= Given task =
Everything from the line containing "Write a Python" through the line containing "series_dashes = [[1, 0], [13, 10], [1, 0], [13, 10]]" should be repeated exactly, and nothing else from the data.

= Extracted data =

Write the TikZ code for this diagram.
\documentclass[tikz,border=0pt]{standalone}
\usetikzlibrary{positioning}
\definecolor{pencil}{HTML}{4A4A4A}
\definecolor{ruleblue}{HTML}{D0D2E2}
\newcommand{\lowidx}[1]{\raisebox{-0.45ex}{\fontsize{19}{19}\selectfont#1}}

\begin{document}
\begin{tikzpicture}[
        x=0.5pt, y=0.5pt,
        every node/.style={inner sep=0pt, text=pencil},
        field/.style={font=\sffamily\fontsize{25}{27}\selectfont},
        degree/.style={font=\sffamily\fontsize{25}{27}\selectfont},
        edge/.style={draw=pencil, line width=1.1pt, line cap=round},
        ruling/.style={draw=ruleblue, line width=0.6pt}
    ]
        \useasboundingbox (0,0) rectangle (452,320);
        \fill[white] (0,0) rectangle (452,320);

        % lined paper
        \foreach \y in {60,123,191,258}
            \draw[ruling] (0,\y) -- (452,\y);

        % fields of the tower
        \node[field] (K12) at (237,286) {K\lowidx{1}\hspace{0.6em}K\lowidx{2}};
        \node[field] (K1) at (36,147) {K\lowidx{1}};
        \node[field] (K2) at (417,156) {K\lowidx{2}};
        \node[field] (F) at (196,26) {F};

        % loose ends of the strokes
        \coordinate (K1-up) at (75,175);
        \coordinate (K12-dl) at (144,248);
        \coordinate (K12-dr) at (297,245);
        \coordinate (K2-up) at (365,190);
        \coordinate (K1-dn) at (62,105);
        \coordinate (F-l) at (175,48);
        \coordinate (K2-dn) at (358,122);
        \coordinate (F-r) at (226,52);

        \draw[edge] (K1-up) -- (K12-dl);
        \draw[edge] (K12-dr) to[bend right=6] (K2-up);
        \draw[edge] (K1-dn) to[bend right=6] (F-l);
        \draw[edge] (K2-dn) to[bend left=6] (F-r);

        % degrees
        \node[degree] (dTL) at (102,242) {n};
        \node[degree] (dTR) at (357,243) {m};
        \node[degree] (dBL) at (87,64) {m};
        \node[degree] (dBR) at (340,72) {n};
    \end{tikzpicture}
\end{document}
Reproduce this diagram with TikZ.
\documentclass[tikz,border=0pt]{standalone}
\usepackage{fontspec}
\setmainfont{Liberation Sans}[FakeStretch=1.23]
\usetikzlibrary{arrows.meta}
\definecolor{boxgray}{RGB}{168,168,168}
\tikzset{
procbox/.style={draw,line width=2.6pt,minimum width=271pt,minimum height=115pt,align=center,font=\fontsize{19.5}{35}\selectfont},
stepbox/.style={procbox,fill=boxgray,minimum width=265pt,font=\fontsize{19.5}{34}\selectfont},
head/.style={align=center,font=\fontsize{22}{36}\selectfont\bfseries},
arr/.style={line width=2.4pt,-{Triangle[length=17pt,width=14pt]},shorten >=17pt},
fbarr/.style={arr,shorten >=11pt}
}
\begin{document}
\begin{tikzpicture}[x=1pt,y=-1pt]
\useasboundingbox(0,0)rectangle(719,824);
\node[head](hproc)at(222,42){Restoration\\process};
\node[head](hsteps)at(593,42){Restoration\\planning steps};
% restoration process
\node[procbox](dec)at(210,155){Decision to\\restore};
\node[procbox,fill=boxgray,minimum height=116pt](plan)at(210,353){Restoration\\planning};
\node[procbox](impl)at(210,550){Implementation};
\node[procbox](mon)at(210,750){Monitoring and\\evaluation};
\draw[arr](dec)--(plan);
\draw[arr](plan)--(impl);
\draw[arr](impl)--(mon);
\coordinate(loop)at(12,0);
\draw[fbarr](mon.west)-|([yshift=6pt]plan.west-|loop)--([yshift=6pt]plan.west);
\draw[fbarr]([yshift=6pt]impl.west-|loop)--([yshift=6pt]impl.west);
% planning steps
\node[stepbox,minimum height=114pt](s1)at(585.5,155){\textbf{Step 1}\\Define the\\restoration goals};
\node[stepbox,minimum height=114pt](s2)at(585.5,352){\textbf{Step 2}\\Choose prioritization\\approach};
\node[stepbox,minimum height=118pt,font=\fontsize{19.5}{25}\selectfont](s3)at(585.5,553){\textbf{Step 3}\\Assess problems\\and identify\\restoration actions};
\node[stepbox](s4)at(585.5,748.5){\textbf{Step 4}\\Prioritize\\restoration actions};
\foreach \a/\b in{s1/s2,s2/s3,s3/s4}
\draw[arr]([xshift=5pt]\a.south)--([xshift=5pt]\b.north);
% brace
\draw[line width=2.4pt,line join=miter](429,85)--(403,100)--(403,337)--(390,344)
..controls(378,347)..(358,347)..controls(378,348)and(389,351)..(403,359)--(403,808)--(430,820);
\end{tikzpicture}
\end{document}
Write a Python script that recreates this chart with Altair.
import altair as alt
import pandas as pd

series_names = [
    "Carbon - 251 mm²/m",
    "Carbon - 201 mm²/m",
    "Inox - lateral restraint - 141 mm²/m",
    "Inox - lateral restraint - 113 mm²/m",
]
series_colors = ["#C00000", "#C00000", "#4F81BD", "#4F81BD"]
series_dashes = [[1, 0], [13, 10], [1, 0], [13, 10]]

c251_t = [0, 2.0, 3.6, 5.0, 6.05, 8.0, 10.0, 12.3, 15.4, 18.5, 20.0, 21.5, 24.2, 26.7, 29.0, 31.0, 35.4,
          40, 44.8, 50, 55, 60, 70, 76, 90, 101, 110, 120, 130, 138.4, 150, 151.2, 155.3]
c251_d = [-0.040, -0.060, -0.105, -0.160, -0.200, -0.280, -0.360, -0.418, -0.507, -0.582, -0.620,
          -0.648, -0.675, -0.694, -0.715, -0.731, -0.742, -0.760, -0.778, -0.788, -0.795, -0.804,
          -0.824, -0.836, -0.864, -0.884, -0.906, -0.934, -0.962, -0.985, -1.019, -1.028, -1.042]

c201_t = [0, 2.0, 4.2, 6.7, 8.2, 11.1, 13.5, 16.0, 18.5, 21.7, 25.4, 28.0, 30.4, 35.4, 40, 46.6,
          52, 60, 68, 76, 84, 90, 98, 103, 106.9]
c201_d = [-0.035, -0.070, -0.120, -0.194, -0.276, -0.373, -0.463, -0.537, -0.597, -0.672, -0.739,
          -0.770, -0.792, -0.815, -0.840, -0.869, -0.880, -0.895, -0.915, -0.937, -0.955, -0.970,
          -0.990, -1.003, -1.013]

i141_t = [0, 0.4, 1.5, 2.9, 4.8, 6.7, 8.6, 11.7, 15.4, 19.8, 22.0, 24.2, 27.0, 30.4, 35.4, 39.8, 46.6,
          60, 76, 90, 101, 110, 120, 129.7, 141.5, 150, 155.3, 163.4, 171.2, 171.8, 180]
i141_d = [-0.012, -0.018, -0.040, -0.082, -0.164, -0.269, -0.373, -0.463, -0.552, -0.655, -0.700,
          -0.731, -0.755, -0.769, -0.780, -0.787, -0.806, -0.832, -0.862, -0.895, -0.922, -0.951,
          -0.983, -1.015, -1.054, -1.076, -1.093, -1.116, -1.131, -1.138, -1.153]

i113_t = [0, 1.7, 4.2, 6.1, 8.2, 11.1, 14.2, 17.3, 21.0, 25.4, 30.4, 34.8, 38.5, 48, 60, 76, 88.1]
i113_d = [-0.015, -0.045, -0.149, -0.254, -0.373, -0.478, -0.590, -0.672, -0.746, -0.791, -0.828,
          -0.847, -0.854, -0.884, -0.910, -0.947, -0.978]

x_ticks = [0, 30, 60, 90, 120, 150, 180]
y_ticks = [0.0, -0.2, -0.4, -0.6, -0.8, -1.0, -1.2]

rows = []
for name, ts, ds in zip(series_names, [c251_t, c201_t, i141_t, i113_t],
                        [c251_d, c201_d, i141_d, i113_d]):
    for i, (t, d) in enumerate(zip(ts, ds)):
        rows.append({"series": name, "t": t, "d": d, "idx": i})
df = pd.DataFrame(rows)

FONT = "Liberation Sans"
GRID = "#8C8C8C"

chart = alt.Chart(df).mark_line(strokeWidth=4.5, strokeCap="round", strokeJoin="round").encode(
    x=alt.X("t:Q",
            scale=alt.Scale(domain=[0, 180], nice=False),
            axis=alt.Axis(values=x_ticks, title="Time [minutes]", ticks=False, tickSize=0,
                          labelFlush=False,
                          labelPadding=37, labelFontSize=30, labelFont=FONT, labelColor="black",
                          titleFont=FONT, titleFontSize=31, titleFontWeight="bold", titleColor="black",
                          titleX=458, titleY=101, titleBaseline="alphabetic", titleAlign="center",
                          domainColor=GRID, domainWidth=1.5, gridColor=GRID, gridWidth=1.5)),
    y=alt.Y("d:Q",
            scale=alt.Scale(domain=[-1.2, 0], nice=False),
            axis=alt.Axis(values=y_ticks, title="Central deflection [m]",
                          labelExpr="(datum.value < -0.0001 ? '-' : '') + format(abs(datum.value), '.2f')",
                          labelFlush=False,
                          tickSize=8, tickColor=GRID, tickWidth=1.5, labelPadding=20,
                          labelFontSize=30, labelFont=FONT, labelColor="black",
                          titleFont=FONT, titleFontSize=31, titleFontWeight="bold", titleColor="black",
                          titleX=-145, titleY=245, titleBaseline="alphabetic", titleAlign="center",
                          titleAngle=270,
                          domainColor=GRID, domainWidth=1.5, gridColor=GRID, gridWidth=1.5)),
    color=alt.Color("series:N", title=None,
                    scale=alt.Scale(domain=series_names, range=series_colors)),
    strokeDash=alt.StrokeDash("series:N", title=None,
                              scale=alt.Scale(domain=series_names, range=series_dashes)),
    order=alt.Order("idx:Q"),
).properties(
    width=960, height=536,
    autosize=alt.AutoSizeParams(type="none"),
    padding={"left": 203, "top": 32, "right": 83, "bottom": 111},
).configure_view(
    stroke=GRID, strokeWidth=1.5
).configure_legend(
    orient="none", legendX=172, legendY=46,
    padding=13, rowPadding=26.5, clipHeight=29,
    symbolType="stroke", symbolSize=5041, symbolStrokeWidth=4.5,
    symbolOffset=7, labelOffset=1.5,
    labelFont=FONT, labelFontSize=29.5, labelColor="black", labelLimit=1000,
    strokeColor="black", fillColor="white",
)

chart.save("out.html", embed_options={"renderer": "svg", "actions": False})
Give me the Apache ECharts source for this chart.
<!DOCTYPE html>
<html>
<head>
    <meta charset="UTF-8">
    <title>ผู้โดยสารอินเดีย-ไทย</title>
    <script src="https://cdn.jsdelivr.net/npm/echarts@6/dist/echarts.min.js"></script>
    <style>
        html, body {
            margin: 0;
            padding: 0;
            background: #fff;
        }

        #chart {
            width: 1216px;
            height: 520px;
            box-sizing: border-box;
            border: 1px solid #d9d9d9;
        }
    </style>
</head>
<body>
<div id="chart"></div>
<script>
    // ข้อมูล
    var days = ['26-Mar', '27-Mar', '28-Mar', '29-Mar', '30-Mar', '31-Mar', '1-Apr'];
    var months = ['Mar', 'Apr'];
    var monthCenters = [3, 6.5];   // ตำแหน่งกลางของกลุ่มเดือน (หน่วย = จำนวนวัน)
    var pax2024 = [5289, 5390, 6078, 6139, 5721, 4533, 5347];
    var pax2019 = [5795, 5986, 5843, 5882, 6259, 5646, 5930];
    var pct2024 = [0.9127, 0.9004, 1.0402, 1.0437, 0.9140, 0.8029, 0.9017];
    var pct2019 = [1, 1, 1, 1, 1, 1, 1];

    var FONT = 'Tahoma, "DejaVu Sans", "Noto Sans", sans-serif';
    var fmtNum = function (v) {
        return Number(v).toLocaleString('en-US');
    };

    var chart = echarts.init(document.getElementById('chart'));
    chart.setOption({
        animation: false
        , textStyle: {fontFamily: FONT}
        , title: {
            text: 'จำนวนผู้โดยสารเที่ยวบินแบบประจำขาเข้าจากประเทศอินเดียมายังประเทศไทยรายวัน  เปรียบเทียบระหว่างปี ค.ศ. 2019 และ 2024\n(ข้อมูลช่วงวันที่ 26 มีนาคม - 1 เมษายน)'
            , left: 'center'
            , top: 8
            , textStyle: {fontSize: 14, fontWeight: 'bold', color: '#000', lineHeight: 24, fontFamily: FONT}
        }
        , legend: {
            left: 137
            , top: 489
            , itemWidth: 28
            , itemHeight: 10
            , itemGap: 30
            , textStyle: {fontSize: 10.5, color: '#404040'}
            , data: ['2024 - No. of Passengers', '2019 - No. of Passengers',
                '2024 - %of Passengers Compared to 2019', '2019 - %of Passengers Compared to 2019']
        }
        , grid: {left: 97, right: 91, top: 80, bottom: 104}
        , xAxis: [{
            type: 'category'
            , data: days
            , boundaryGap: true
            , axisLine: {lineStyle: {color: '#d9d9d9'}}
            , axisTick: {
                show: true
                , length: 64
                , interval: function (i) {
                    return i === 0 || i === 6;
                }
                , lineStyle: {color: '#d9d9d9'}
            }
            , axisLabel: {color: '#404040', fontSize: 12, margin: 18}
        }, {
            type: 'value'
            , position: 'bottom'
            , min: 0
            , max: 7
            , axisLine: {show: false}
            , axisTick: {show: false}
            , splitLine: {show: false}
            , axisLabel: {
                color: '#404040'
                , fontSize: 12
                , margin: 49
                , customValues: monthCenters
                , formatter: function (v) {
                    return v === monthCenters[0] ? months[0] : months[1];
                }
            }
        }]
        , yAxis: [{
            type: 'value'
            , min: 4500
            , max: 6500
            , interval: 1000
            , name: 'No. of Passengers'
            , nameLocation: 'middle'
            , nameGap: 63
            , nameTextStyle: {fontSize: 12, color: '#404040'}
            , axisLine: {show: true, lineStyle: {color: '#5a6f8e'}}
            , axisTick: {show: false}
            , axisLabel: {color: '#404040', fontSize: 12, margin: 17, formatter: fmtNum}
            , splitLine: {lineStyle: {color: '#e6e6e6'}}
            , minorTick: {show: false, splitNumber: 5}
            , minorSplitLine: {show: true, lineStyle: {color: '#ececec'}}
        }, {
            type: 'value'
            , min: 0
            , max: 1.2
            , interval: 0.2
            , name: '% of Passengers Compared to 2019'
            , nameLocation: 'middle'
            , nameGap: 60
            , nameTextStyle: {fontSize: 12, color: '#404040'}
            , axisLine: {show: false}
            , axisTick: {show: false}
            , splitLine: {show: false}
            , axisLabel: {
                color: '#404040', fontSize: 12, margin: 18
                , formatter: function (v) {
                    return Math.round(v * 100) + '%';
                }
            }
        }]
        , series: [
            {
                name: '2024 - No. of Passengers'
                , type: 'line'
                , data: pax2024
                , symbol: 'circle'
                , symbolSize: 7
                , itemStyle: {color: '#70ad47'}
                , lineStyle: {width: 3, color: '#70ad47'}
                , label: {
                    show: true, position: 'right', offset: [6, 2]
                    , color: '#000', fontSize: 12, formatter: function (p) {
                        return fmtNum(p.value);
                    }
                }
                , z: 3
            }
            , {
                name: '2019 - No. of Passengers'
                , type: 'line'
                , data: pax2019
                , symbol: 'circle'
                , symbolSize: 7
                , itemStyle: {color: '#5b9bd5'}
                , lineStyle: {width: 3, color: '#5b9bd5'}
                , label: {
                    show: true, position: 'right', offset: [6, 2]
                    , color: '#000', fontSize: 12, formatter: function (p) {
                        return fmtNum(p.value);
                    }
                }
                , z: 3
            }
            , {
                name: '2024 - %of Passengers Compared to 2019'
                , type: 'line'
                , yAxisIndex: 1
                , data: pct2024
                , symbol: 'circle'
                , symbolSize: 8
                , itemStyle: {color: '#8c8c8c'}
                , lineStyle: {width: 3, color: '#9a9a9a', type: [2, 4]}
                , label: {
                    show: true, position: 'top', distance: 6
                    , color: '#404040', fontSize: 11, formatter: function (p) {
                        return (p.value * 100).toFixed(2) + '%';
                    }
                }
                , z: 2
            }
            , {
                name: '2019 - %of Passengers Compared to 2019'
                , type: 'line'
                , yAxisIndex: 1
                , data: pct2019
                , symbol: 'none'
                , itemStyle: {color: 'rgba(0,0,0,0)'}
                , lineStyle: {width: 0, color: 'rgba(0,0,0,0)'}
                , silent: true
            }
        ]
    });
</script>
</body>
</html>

= Exercise solution =
Write a Python script that recreates this chart with Altair.
import altair as alt
import pandas as pd

series_names = [
    "Carbon - 251 mm²/m",
    "Carbon - 201 mm²/m",
    "Inox - lateral restraint - 141 mm²/m",
    "Inox - lateral restraint - 113 mm²/m",
]
series_colors = ["#C00000", "#C00000", "#4F81BD", "#4F81BD"]
series_dashes = [[1, 0], [13, 10], [1, 0], [13, 10]]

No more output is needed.